Todd Berentsen, who owns a campground and an oil delivery company according to Penna, will replace Jim Stout, who resigned, on the planning board. He was approved unanimously.
A chairman of the planning board was not named. John Piazza’s chairmanship has been called into question for over a year now because he maintains a home in Middletown.
Town officials, including Penna, have supported him. Penna said that Piazza was born in Bloomingburg, as were his parents. His driver’s license still lists his address as Bloomingburg.
In 2004, the Sullivan County Board of Elections determined that Piazza was ineligible to vote when they discovered he didn’t live in the county. However, he was allowed to reregister and vote in the 2005 elections.
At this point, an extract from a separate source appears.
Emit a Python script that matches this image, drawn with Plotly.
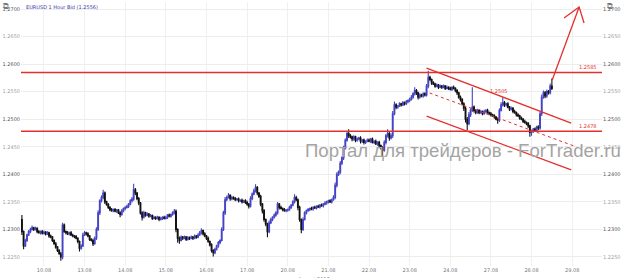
import plotly.graph_objects as go

# ---------------- data (EUR/USD, 1 hour bars, Aug 2012) ----------------
day_labels = ["10.08", "13.08", "14.08", "15.08", "16.08", "17.08", "20.08",
              "21.08", "22.08", "23.08", "24.08", "27.08", "28.08", "29.08"]
day_start = [0, 24, 48, 72, 96, 120, 144, 168, 192, 216, 240, 264, 288, 312]

first_open = 1.2318
first_t = -13  # 09.08 11:00

close = [
    # 09.08
    1.2296, 1.2270, 1.2280, 1.2290, 1.2296, 1.2300, 1.2303, 1.2300, 1.2302, 1.2296, 1.2294, 1.2296, 1.2293,
    # 10.08
    1.2295, 1.2292, 1.2294, 1.2288, 1.2286, 1.2280, 1.2274, 1.2268, 1.2262, 1.2256, 1.2250, 1.2308,
    1.2296, 1.2294, 1.2292, 1.2294, 1.2290, 1.2288, 1.2287, 1.2284, 1.2278, 1.2266, 1.2270, 1.2290,
    # 13.08
    1.2294, 1.2292, 1.2288, 1.2282, 1.2280, 1.2274, 1.2284, 1.2300, 1.2330, 1.2352, 1.2358, 1.2366,
    1.2350, 1.2345, 1.2340, 1.2336, 1.2334, 1.2336, 1.2333, 1.2335, 1.2330, 1.2327, 1.2334, 1.2338,
    # 14.08
    1.2340, 1.2342, 1.2346, 1.2352, 1.2355, 1.2372, 1.2366, 1.2356, 1.2348, 1.2330, 1.2322, 1.2330,
    1.2326, 1.2328, 1.2324, 1.2325, 1.2320, 1.2322, 1.2320, 1.2322, 1.2318, 1.2320, 1.2322, 1.2320,
    # 15.08
    1.2322, 1.2326, 1.2324, 1.2327, 1.2330, 1.2333, 1.2300, 1.2284, 1.2280, 1.2286, 1.2284, 1.2286,
    1.2282, 1.2285, 1.2284, 1.2286, 1.2284, 1.2288, 1.2286, 1.2290, 1.2294, 1.2298, 1.2292, 1.2288,
    # 16.08
    1.2284, 1.2278, 1.2272, 1.2262, 1.2258, 1.2264, 1.2270, 1.2276, 1.2280, 1.2300, 1.2330, 1.2354,
    1.2358, 1.2362, 1.2356, 1.2358, 1.2356, 1.2354, 1.2355, 1.2352, 1.2353, 1.2350, 1.2352, 1.2349,
    # 17.08
    1.2346, 1.2342, 1.2356, 1.2364, 1.2370, 1.2376, 1.2366, 1.2360, 1.2346, 1.2334, 1.2318, 1.2310,
    1.2296, 1.2312, 1.2318, 1.2322, 1.2326, 1.2330, 1.2346, 1.2340, 1.2338, 1.2336, 1.2334, 1.2335,
    # 20.08
    1.2336, 1.2340, 1.2344, 1.2350, 1.2358, 1.2354, 1.2340, 1.2318, 1.2300, 1.2318, 1.2330, 1.2334,
    1.2336, 1.2338, 1.2337, 1.2340, 1.2339, 1.2342, 1.2341, 1.2344, 1.2343, 1.2346, 1.2348, 1.2350,
    # 21.08
    1.2352, 1.2350, 1.2354, 1.2358, 1.2380, 1.2400, 1.2404, 1.2420, 1.2430, 1.2448, 1.2462, 1.2474,
    1.2470, 1.2468, 1.2464, 1.2468, 1.2462, 1.2464, 1.2466, 1.2460, 1.2462, 1.2458, 1.2460, 1.2462,
    # 22.08
    1.2460, 1.2464, 1.2458, 1.2460, 1.2455, 1.2458, 1.2452, 1.2448, 1.2444, 1.2458, 1.2470, 1.2474,
    1.2466, 1.2470, 1.2510, 1.2526, 1.2522, 1.2524, 1.2528, 1.2526, 1.2530, 1.2528, 1.2532, 1.2534,
    # 23.08
    1.2536, 1.2540, 1.2546, 1.2552, 1.2548, 1.2540, 1.2544, 1.2542, 1.2546, 1.2544, 1.2560, 1.2576,
    1.2572, 1.2566, 1.2564, 1.2560, 1.2562, 1.2558, 1.2560, 1.2558, 1.2560, 1.2556, 1.2558, 1.2556,
    # 24.08
    1.2554, 1.2558, 1.2556, 1.2552, 1.2548, 1.2540, 1.2536, 1.2528, 1.2520, 1.2500, 1.2492, 1.2508,
    1.2516, 1.2522, 1.2516, 1.2512, 1.2516, 1.2512, 1.2514, 1.2510, 1.2514, 1.2516, 1.2512, 1.2510,
    # 27.08
    1.2508, 1.2506, 1.2504, 1.2500, 1.2498, 1.2516, 1.2526, 1.2530, 1.2526, 1.2528, 1.2522, 1.2518,
    1.2520, 1.2514, 1.2512, 1.2508, 1.2506, 1.2502, 1.2500, 1.2496, 1.2494, 1.2492, 1.2488, 1.2476,
    # 28.08
    1.2478, 1.2482, 1.2480, 1.2486, 1.2484, 1.2510, 1.2540, 1.2548, 1.2542, 1.2550, 1.2548, 1.2560, 1.2556,
]

# upper / lower wick length of each bar, in pips
wick_up = [
    8, 2, 3, 2, 3, 3, 4, 2, 3, 2, 3, 2, 3,
    3, 2, 3, 2, 3, 2, 2, 3, 2, 2, 3, 4, 3, 2, 3, 2, 3, 2, 2, 3, 2, 2, 3, 4,
    3, 2, 3, 2, 2, 3, 3, 4, 5, 3, 4, 6, 3, 2, 3, 2, 3, 2, 3, 2, 2, 3, 3, 2,
    2, 3, 2, 3, 4, 11, 3, 2, 3, 2, 3, 4, 2, 3, 2, 3, 2, 3, 2, 3, 2, 3, 2, 3,
    3, 2, 3, 2, 3, 4, 3, 2, 3, 3, 2, 3, 2, 3, 2, 3, 2, 3, 2, 3, 3, 4, 2, 3,
    2, 3, 2, 3, 2, 3, 2, 3, 2, 4, 4, 5, 3, 4, 2, 3, 2, 3, 2, 3, 2, 3, 2, 3,
    3, 2, 4, 3, 4, 6, 3, 2, 3, 2, 3, 2, 2, 4, 3, 2, 3, 3, 4, 2, 3, 2, 3, 2,
    2, 3, 2, 3, 6, 3, 2, 3, 2, 4, 3, 2, 3, 2, 3, 2, 3, 2, 3, 2, 3, 2, 3, 2,
    2, 3, 2, 4, 5, 4, 3, 4, 3, 4, 3, 4, 8, 3, 2, 3, 2, 3, 2, 3, 2, 3, 2, 3,
    3, 2, 3, 2, 3, 2, 3, 2, 3, 4, 3, 8, 3, 4, 5, 6, 3, 2, 3, 2, 3, 2, 3, 2,
    3, 4, 3, 6, 3, 2, 3, 2, 3, 3, 4, 12, 3, 2, 3, 2, 3, 2, 3, 2, 3, 2, 3, 2,
    3, 2, 3, 2, 3, 2, 3, 2, 3, 3, 4, 5, 4, 36, 3, 2, 3, 2, 3, 2, 3, 2, 3, 2,
    3, 2, 3, 2, 3, 4, 5, 10, 3, 2, 3, 2, 3, 2, 3, 2, 3, 2, 3, 2, 3, 2, 3, 2,
    3, 2, 3, 2, 3, 4, 5, 4, 3, 4, 3, 5, 14,
]
wick_dn = [
    6, 6, 2, 3, 2, 3, 2, 3, 2, 3, 2, 3, 2,
    2, 3, 2, 3, 2, 3, 2, 3, 3, 2, 7, 4, 2, 3, 2, 3, 2, 2, 3, 2, 3, 6, 3, 2,
    2, 3, 2, 3, 2, 4, 2, 3, 3, 4, 3, 3, 4, 2, 3, 3, 2, 3, 2, 3, 2, 5, 2, 3,
    3, 2, 3, 2, 3, 3, 4, 3, 4, 3, 6, 2, 3, 2, 3, 2, 3, 2, 3, 2, 3, 2, 3, 2,
    2, 3, 2, 3, 2, 3, 5, 8, 6, 2, 3, 2, 3, 2, 3, 2, 3, 2, 3, 2, 2, 3, 3, 2,
    3, 2, 3, 4, 7, 3, 2, 3, 3, 2, 3, 4, 3, 2, 4, 3, 2, 3, 2, 3, 2, 3, 2, 3,
    3, 4, 2, 3, 2, 3, 4, 3, 4, 5, 4, 4, 10, 3, 2, 3, 2, 3, 3, 4, 2, 3, 2, 3,
    3, 2, 3, 2, 3, 3, 5, 4, 7, 3, 2, 3, 2, 3, 2, 3, 2, 3, 2, 3, 2, 3, 2, 3,
    3, 2, 3, 2, 3, 4, 3, 4, 3, 4, 3, 3, 4, 3, 4, 3, 4, 3, 2, 4, 3, 4, 3, 2,
    2, 3, 2, 3, 2, 3, 4, 3, 12, 3, 4, 3, 5, 3, 4, 3, 4, 3, 2, 3, 2, 3, 2, 3,
    3, 2, 3, 3, 4, 4, 3, 2, 3, 3, 3, 4, 3, 4, 2, 3, 2, 3, 2, 3, 2, 3, 2, 3,
    2, 3, 2, 3, 4, 3, 4, 3, 5, 6, 12, 3, 4, 3, 4, 3, 2, 3, 2, 3, 2, 3, 2, 3,
    3, 2, 3, 2, 6, 3, 2, 3, 4, 3, 2, 3, 2, 3, 2, 3, 2, 3, 2, 3, 2, 3, 4, 8,
    6, 3, 2, 3, 4, 3, 4, 3, 4, 3, 3, 3, 3,
]

# y-axis ticks
price_ticks = [1.2250, 1.2300, 1.2350, 1.2400, 1.2450, 1.2500, 1.2550, 1.2600, 1.2650, 1.2700]

# drawing tools (hour index, price)
level_hi = 1.2585
level_lo = 1.2478
chan_t = [226.0, 311.4]
chan_upper = [1.25929, 1.24931]
chan_mid_t = [227.8, 313.1]
chan_mid = [1.25476, 1.24514]
chan_lower = [1.25058, 1.24079]
arrow_t = [300.2, 316.1]
arrow_p = [1.2571, 1.27036]
arm_t = [307.2, 316.1, 319.0]
arm_p = [1.26837, 1.27036, 1.26746]
chan_label = "1.2505"
chan_label_pos = (269, 1.2551)

# ---------------- build ----------------
t = list(range(first_t, first_t + len(close)))
opens = [first_open] + close[:-1]
highs = [max(o, c) + w * 0.0001 for o, c, w in zip(opens, close, wick_up)]
lows = [min(o, c) - w * 0.0001 for o, c, w in zip(opens, close, wick_dn)]

RED = "#e3302c"
fig = go.Figure()
fig.add_trace(go.Candlestick(
    x=t, open=opens, high=highs, low=lows, close=close,
    increasing=dict(line=dict(color="#4444c4", width=1.1), fillcolor="#8282e4"),
    decreasing=dict(line=dict(color="#111111", width=1.1), fillcolor="#111111"),
    whiskerwidth=0, showlegend=False, hoverinfo="skip",
))
fig.add_trace(go.Scatter(x=chan_t, y=chan_upper, mode="lines",
                         line=dict(color=RED, width=1.3), showlegend=False, hoverinfo="skip"))
fig.add_trace(go.Scatter(x=chan_mid_t, y=chan_mid, mode="lines",
                         line=dict(color=RED, width=1, dash="dot"), showlegend=False, hoverinfo="skip"))
fig.add_trace(go.Scatter(x=chan_t, y=chan_lower, mode="lines",
                         line=dict(color=RED, width=1.3), showlegend=False, hoverinfo="skip"))
fig.add_trace(go.Scatter(x=arrow_t, y=arrow_p, mode="lines",
                         line=dict(color=RED, width=1.3), showlegend=False, hoverinfo="skip"))
fig.add_trace(go.Scatter(x=arm_t, y=arm_p, mode="lines",
                         line=dict(color=RED, width=1.3), showlegend=False, hoverinfo="skip"))
# invisible trace for the right axis
fig.add_trace(go.Scatter(x=[t[0]], y=[close[0]], yaxis="y2", mode="markers",
                         marker=dict(opacity=0), showlegend=False, hoverinfo="skip"))

for lvl in (level_hi, level_lo):
    fig.add_shape(type="line", xref="paper", x0=0, x1=1, yref="y", y0=lvl, y1=lvl,
                  line=dict(color=RED, width=1.5))

def tick_txt(v):
    major = abs(round(v * 1000) % 10) == 0
    col = "#555555" if major else "#a0a0a0"
    return f"<span style='color:{col}'>{v:.4f}</span>"

ticktext = [tick_txt(v) for v in price_ticks]
yr = [1.223366, 1.271270]
xr = [-13.54, 329.6]

axis_font = dict(family="DejaVu Sans", size=5, color="#777777")
fig.update_layout(
    width=623, height=278,
    margin=dict(l=20, r=20, t=2, b=12),
    paper_bgcolor="white", plot_bgcolor="white",
    xaxis=dict(range=xr, tickvals=day_start, ticktext=day_labels, showgrid=True,
               gridcolor="#f0f0f0", gridwidth=1, zeroline=False, showline=False,
               ticks="", tickfont=axis_font, rangeslider=dict(visible=False)),
    yaxis=dict(range=yr, tickvals=price_ticks, ticktext=ticktext, showgrid=True,
               gridcolor="#ededed", zeroline=False, ticks="", tickfont=axis_font,
               side="left"),
    yaxis2=dict(range=yr, tickvals=price_ticks, ticktext=ticktext, overlaying="y",
                side="right", showgrid=False, zeroline=False, ticks="", tickfont=axis_font),
    font=dict(family="DejaVu Sans"),
)

annots = [
    dict(text="EURUSD 1 Hour Bid (1.2556)", xref="paper", yref="paper", x=0.006, y=0.999,
         xanchor="left", yanchor="top", showarrow=False,
         font=dict(family="DejaVu Sans", size=5, color="#3a3aa8")),
    dict(text=f"{level_hi:.4f}", xref="paper", yref="y", x=0.995, y=level_hi, xanchor="right",
         yanchor="bottom", showarrow=False, font=dict(size=5, color=RED)),
    dict(text=f"{level_lo:.4f}", xref="paper", yref="y", x=0.995, y=level_lo, xanchor="right",
         yanchor="bottom", showarrow=False, font=dict(size=5, color=RED)),
    dict(text=chan_label, xref="x", yref="y", x=chan_label_pos[0], y=chan_label_pos[1],
         showarrow=False, font=dict(size=5, color=RED)),
    dict(text="Портал для трейдеров - ForTrader.ru", xref="paper", yref="paper",
         x=(464 - 20) / 583, y=(266 - 150) / 264, xanchor="center", yanchor="middle",
         showarrow=False, font=dict(family="Liberation Sans", size=18.6, color="#a4a4a4")),
    dict(text="August 2012", xref="paper", yref="paper", x=(296 - 20) / 583, y=-0.03,
         xanchor="left", yanchor="top", showarrow=False,
         font=dict(family="DejaVu Sans", size=5, color="#777777")),
    dict(text="⧉", xref="paper", yref="paper", x=-0.034, y=1.008, xanchor="left", yanchor="top",
         showarrow=False, font=dict(size=8, color="#777777")),
    dict(text="⧉", xref="paper", yref="paper", x=1.005, y=1.008, xanchor="left", yanchor="top",
         showarrow=False, font=dict(size=8, color="#777777")),
]
fig.update_layout(annotations=annots)

fig.write_html("out.html")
Morris cited the New York State Public Officer’s Law which requires an office to become vacant once the occupant no longer lives in the area they represent.
Summitville resident Richard Morris contacted Robert Freeman, the Executive Director of the New York State Committee on Open Government, who told him the license Piazza had was worthless in establishing his primary residence. Freeman told him the STAR exemption address was much more important.
Piazza has a School Tax Relief (STAR) exemption on his property in the Town of Wallkill, which he has reported as his primary residence.
Morris forwarded his concerns to Sullivan County District Attorney Stephen Lungen and the New York State Attorney General’s office in New Paltz.
Since the board chose not to reappoint Piazza, the planning board will be able to choose its own chairman, said town attorney Richard Stoloff. Barring the unforeseen, Piazza will likely be renominated by his own board.
Town councilmen Sean Moriarty and Nicholas Salomone Jr. wanted to do the same for the appointments to the ZBA, but Penna rejected the idea.
Christopher Westbrook of Bloomingburg, the Director of Human Resources at Rockland Paramedic Services, was approved as an alternate to the ZBA by a vote of 4-1, with only Penna against.
Joseph Dermetko, who has refurbished homes and the old train station in Bloomingburg, was unanimously named as an alternate to the planning board.
The board voted 4-1 to appoint the firm of Bonacic, LoBiondo & Krahulik to represent the town in the lawsuit brought by the Basha Kill Area Association (BKAA) and Patricia and Kevin Moore against the planning board for their decision to approve the maitake mushroom factory’s environmental impact statement.
Langdon Chapman, who works for the firm and is an assistant to New York State Senator John Bonacic, will be representing the town, as he was named the attorney to both the planning board and ZBA.
Moriarty voted against the resolution because he said the town wasn’t supporting the ZBA equally. The board voted two weeks earlier to give itself limited representation in the case against the ZBA. The resolution said the town would only respond by providing a record of the proceedings.
The BKAA and the Moores filed an Order to Show Cause in Sullivan County Supreme Court to stop the planning board from voting on the site plan or special use permits the company is seeking. The court was scheduled to hear the case yesterday, with Judge Robert Sackett presiding.
During public comment, Eileen Weil of Summitville once again complained about the lack of representation on the planning board and ZBA from Election District 3, which includes Summitville, Phillipsport and part of Wurtsboro.
She also said that the new appointments to the board lacked knowledge of the projects before the board because they don’t attend their meetings. On the other hand, several people who regularly attend those meetings, including she and her husband Andrew, were not considered for those positions. Those residents are known to oppose the maitake mushroom plant.
Weil pressed the board to explain their removal of Laks, who she said served the board in good standing.
The board chose not to respond. Councilwoman Judith Young said the board doesn’t have to answer questions.
That prompted Patricia Moore to walk out of the meeting.
Later, Weil also criticized the town for buying supplies from Bloomingburg Hardware, which is owned by Councilwoman Regina Saunders. The town also does business with William Fedun Printing, owned by ZBA Chairman William Fedun and his wife Edna Fedun, who sits on the planning board.
Weil said that was a conflict of interest which did not adhere to the town’s code of ethics.